Un graveur ne cesse de se battre, par la force ou par la ruse, avec des matières qui résistent : le bois, la pierre, le métal, puis avec d’autres qui se dérobent ( le papier, l’encre ). Il possède un long savoir pratique, avec la modestie orgueilleuse de l’artisan. La maîtrise des techniques et des outils, le métier en un mot, Humbert en fait une valeur centrale. Il se plie de bonne grâce aux « règles de l’art », comme on dit justement, sachant qu’en définitive les contraintes libèrent. Il n’est pas très à la mode, aujourd’hui, de pratiquer – et surtout de professer – les vertus du métier, que beaucoup d’artistes méprisent ou dénoncent comme des vestiges d’idéologie corporative, et des entraves à la spontanéité de l’expression. On peut de ce point de vue tenir Humbert pour un parfait réactionnaire. Il ne s’en offusquera pas. Il sait que le métier est un atout décisif pour qui doit faire passer un message inquiétant.

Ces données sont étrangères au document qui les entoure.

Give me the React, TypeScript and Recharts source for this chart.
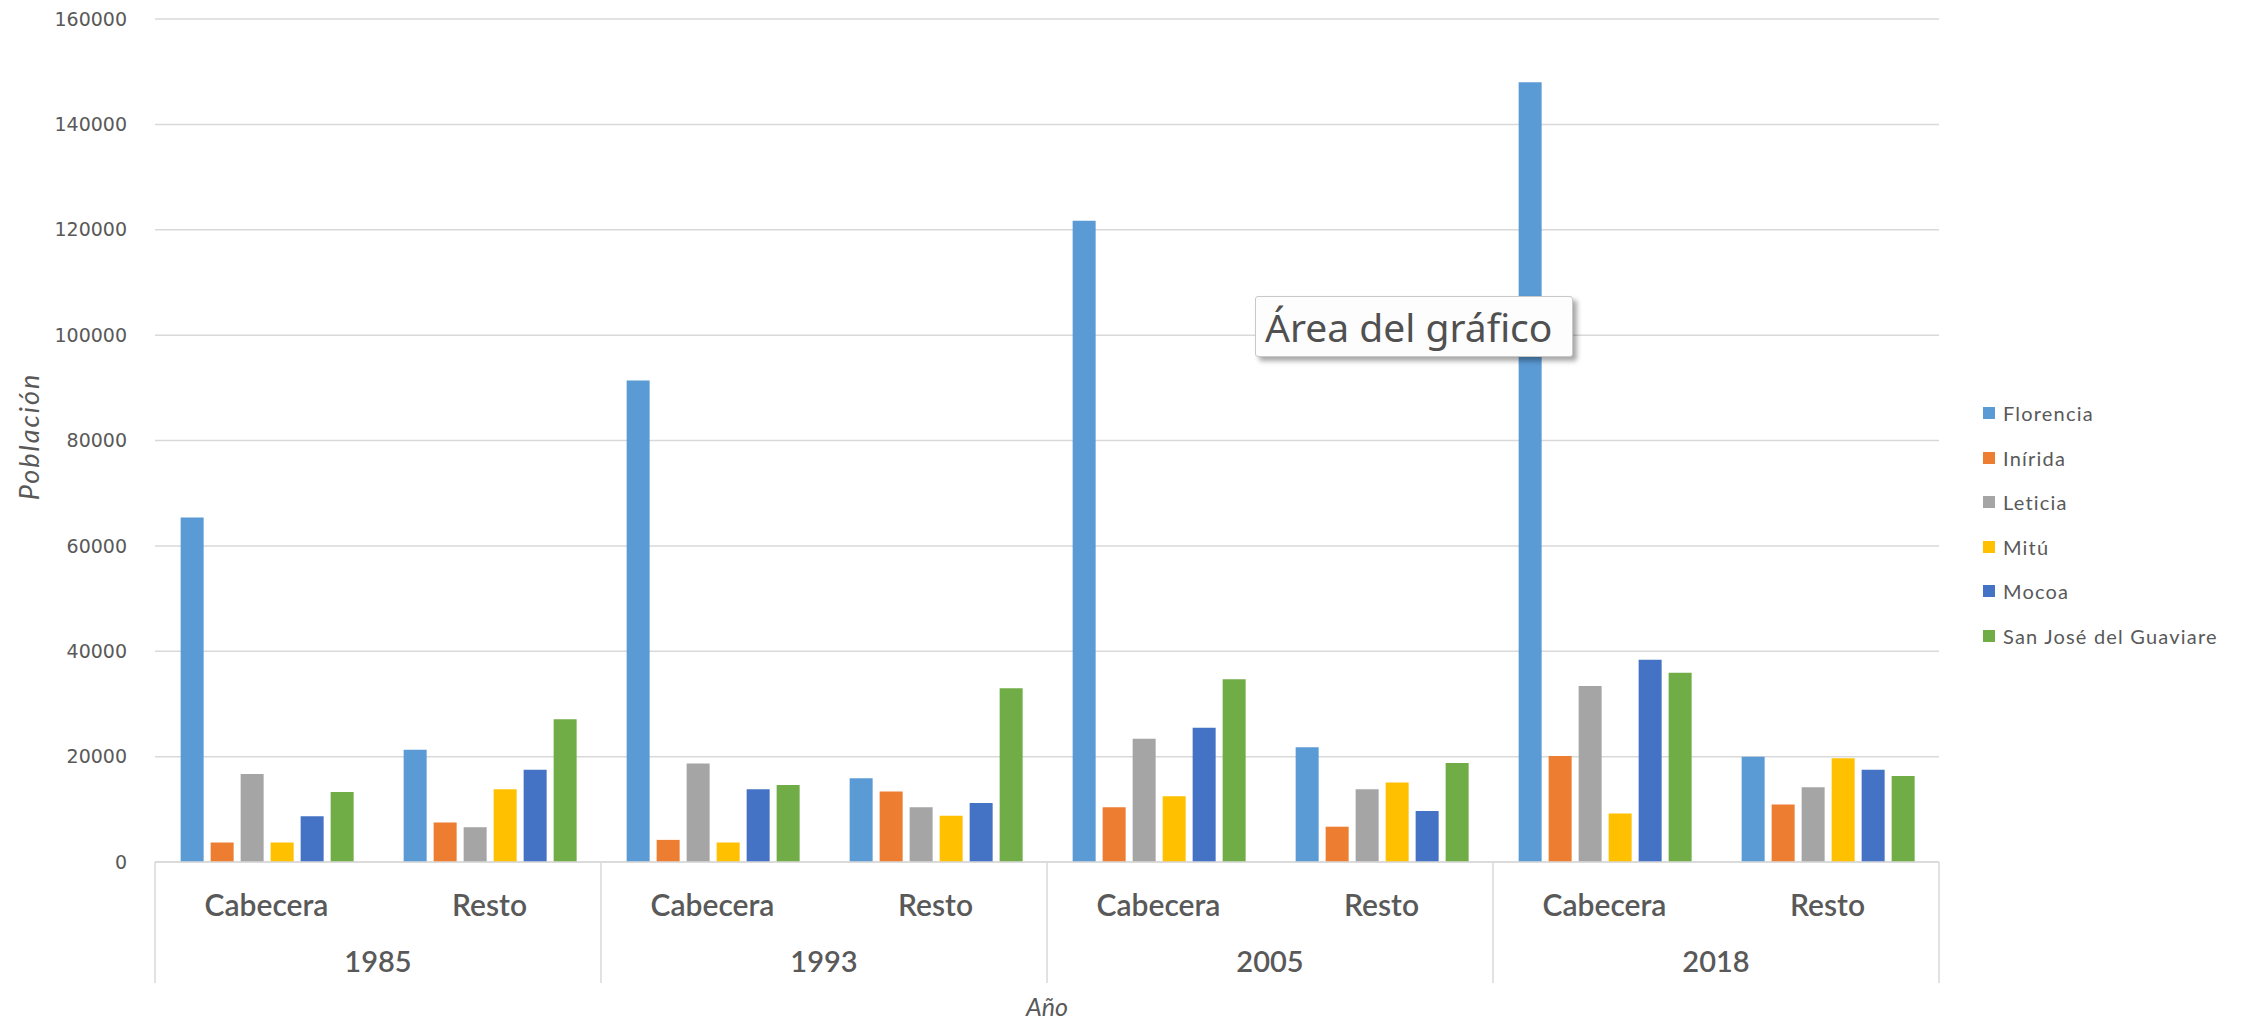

L’humilité en est un autre.
Humbert ressemble à ce personnage de Brassens qui fait mine de brasser beaucoup d’air, mais dont il faut percer la secret : « C’est un modeste. » Il ne se sent pas tenu de dispenser au monde des leçons de goût, parce qu’il ne se juge pas habilité à le faire. Intégrer des motifs, une thématique, des références qui parlent à tout le monde, Humbert y consent d’autant plus volontiers qu’il considère la contrainte commerciale comme un défi libérateur, au même titre que la contrainte technique: c’est en la dominant qu’on fait une œuvre, non pas en la fuyant.
Mais attention. Rencontrer le goût du plus large public ne signifie pas qu’on le caresse dans le sens du poil. Humbert, avec toute sa gentillesse, ne nous raconte au fond que des choses effroyables : l’impossibilité de communiquer avec les autres, l’implacabilité de la dégénérescence, l’inexorabilité de la mort. Il revient toujours à son thème obsessionnel : la fuite du temps, ce qui n’a rien de rassurant, quand on y pense.
Le comique de la dérision, heureusement, atténue son angoisse et la nôtre, parce que l’humour est, comme on l’a dit, la politesse du désespoir, et que Jean-Pierre Humbert est un artiste extrêmement poli.